The first fight begins at 6 p.m.
There will be 12 to 14 fights with nine of those determining whether current titleholders retain the honor or if a new king in that weight class will be crowned.
The event is sanctioned by the Louisiana Institutional Boxing Association (LIBA), which provides the referee and judges to ensure a fair fight.
RLCC hopes to not only retain its four titles but to add at least one or two more to that list, Lt. Beau Milligan, RLCC recreation director, said.
The event is open to the public. Tickets are $5 each. Concessions and inmate-made hobbycrafts will be sold during the matches. No outside food or drink will be allowed.
Patrons are reminded that it is a prison and there are some requirements that most boxing venues don’t have. One is that visitors must wear “proper attire” and cannot wear white T-shirts or denim shirts, so as not to be confused with inmates who wear those kinds of shirts, Milligan noted.
Vehicles will be searched upon entering the front gate. Cars will be parked in a designated area and visitors will be escorted to the gym.
RLCC’s championships are in the featherweight (125-lb.), junior middleweight (156-lb.), middleweight (165-lb.) and light heavyweight (178-lb.) classifications.
Milligan said he likes the Cottonport prison’s chances in the junior welterweight (139-lb.) and also has good fighters in the welterweight (147-lb.), heavyweight (200-lb.) and super heavyweight (over 200 pounds) bouts.
If you like boxing, there should be something to suit your taste -- from fleet-footed, fast-fisted featherweights all the way to bone-crunching super-heavyweights.
It doesn’t matter if you think “Robinson” or “Leonard” when someone says “Sugar Ray” -- or even if your response is “Who’s that?”
“Battle on the Bayou” promises to provide an opportunity for the diehard fan and the never-been-before newby to watch a sporting event that is centuries older than baseball, basketball and football.

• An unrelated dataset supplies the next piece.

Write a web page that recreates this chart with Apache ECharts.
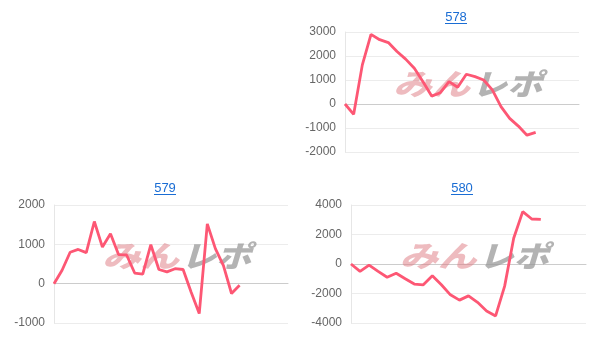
<!DOCTYPE html>
<html>
<head>
<meta charset="utf-8">
<script src="https://cdn.jsdelivr.net/npm/echarts@6/dist/echarts.min.js"></script>
<style>
html,body{margin:0;padding:0;background:#fff;}
#chart{width:607px;height:355px;}
</style>
</head>
<body>
<div id="chart"></div>
<script>
// ---- data ----
const titles = ['578', '579', '580'];
const catCount578 = 28;
const catCount579 = 30;
const catCount580 = 27;
const values578 = [0, -430, 1630, 2900, 2680, 2560, 2190, 1870, 1490, 930, 330, 470, 930, 700, 1240, 1140, 1000, 590, -110, -600, -920, -1300, -1180];
const values579 = [0, 340, 800, 870, 790, 1580, 930, 1270, 740, 730, 270, 240, 990, 360, 300, 380, 360, -220, -760, 1520, 890, 460, -250, -40];
const values580 = [0, -500, -70, -500, -900, -630, -1000, -1360, -1410, -800, -1410, -2090, -2450, -2160, -2600, -3180, -3520, -1500, 1750, 3550, 3050, 3020];
const yRange578 = {min: -2000, max: 3000, interval: 1000};
const yRange579 = {min: -1000, max: 2000, interval: 1000};
const yRange580 = {min: -4000, max: 4000, interval: 2000};

function cats(n) { const a = []; for (let i = 1; i <= n; i++) a.push(String(i)); return a; }

const chart = echarts.init(document.getElementById('chart'));

const grids = [
  {left: 345, top: 32, width: 234, height: 120},
  {left: 54, top: 205, width: 234, height: 118},
  {left: 351, top: 205, width: 235, height: 118}
];
const titlePos = [[456, 17], [165, 188], [462, 188]];
const catCounts = [catCount578, catCount579, catCount580];
const seriesVals = [values578, values579, values580];
const yRanges = [yRange578, yRange579, yRange580];

const lineColor = '#fd5774';
const graphic = [];
grids.forEach((g, i) => {
  const cx = g.left + g.width / 2 + 9;
  const cy = g.top + g.height / 2 - 8.5;
  graphic.push({
    type: 'text', z: 1,
    x: cx - 1, y: cy, scaleX: 1.2, scaleY: 0.92,
    style: {text: 'みん', fill: 'rgba(222,120,128,0.5)', textAlign: 'right', textVerticalAlign: 'middle',
      font: 'italic 900 32px "Noto Sans CJK JP"'}
  });
  graphic.push({
    type: 'text', z: 1,
    x: cx + 1, y: cy, scaleX: 1.1, scaleY: 0.92,
    style: {text: 'レポ', fill: 'rgba(150,150,150,0.72)', textAlign: 'left', textVerticalAlign: 'middle',
      font: 'italic 900 32px "Noto Sans CJK JP"'}
  });
  const [tx, ty] = titlePos[i];
  graphic.push({
    type: 'text', z: 5, x: tx, y: ty,
    style: {text: titles[i], fill: '#1a6dd4', textAlign: 'center', textVerticalAlign: 'middle',
      font: '13px "Liberation Sans", Arial, sans-serif'}
  });
  graphic.push({
    type: 'line', z: 5,
    shape: {x1: tx - 11, y1: ty + 6.5, x2: tx + 11, y2: ty + 6.5},
    style: {stroke: '#1a6dd4', lineWidth: 1}
  });
});

const option = {
  animation: false,
  backgroundColor: '#fff',
  grid: grids,
  xAxis: grids.map((g, i) => ({
    type: 'category', gridIndex: i, data: cats(catCounts[i]), boundaryGap: false,
    axisLine: {show: true, onZero: true, lineStyle: {color: '#cccccc', width: 1}},
    axisTick: {show: false}, axisLabel: {show: false}, splitLine: {show: false}
  })),
  yAxis: grids.map((g, i) => ({
    type: 'value', gridIndex: i, min: yRanges[i].min, max: yRanges[i].max, interval: yRanges[i].interval,
    axisLine: {show: true, lineStyle: {color: '#e6e6e6'}},
    axisTick: {show: false},
    axisLabel: {color: '#666', fontSize: 12, margin: 9, fontFamily: '"Liberation Sans", Arial, sans-serif',
      formatter: v => String(v)},
    splitLine: {show: true, lineStyle: {color: '#ececec', width: 1}}
  })),
  series: seriesVals.map((v, i) => ({
    type: 'line', xAxisIndex: i, yAxisIndex: i, data: v, z: 3,
    symbol: 'none', smooth: false,
    lineStyle: {color: lineColor, width: 2.8}
  })),
  graphic: graphic
};
chart.setOption(option);
</script>
</body>
</html>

Milligan said the inmates train hard and take their sport seriously. It is not a no-holds-barred brawl.
“This is real boxing,” Milligan said. “It’s not a ‘cage match.’”
While winning a fight and holding a title are important to the boxers, like any athlete they enjoy displaying their skills for fans of their sport.
Milligan said RLCC’s “Fight Night” event in May was well-attended. He is hoping for another good turnout for “Battle on the Bayou.”
“Each institution hosts two events a year,” Milligan said. “In addition to RLCC there will be five other institutions represented.”
Each fight consists of three 3-minute rounds -- not the 10, 12 or 15-round bouts seen in professional boxing.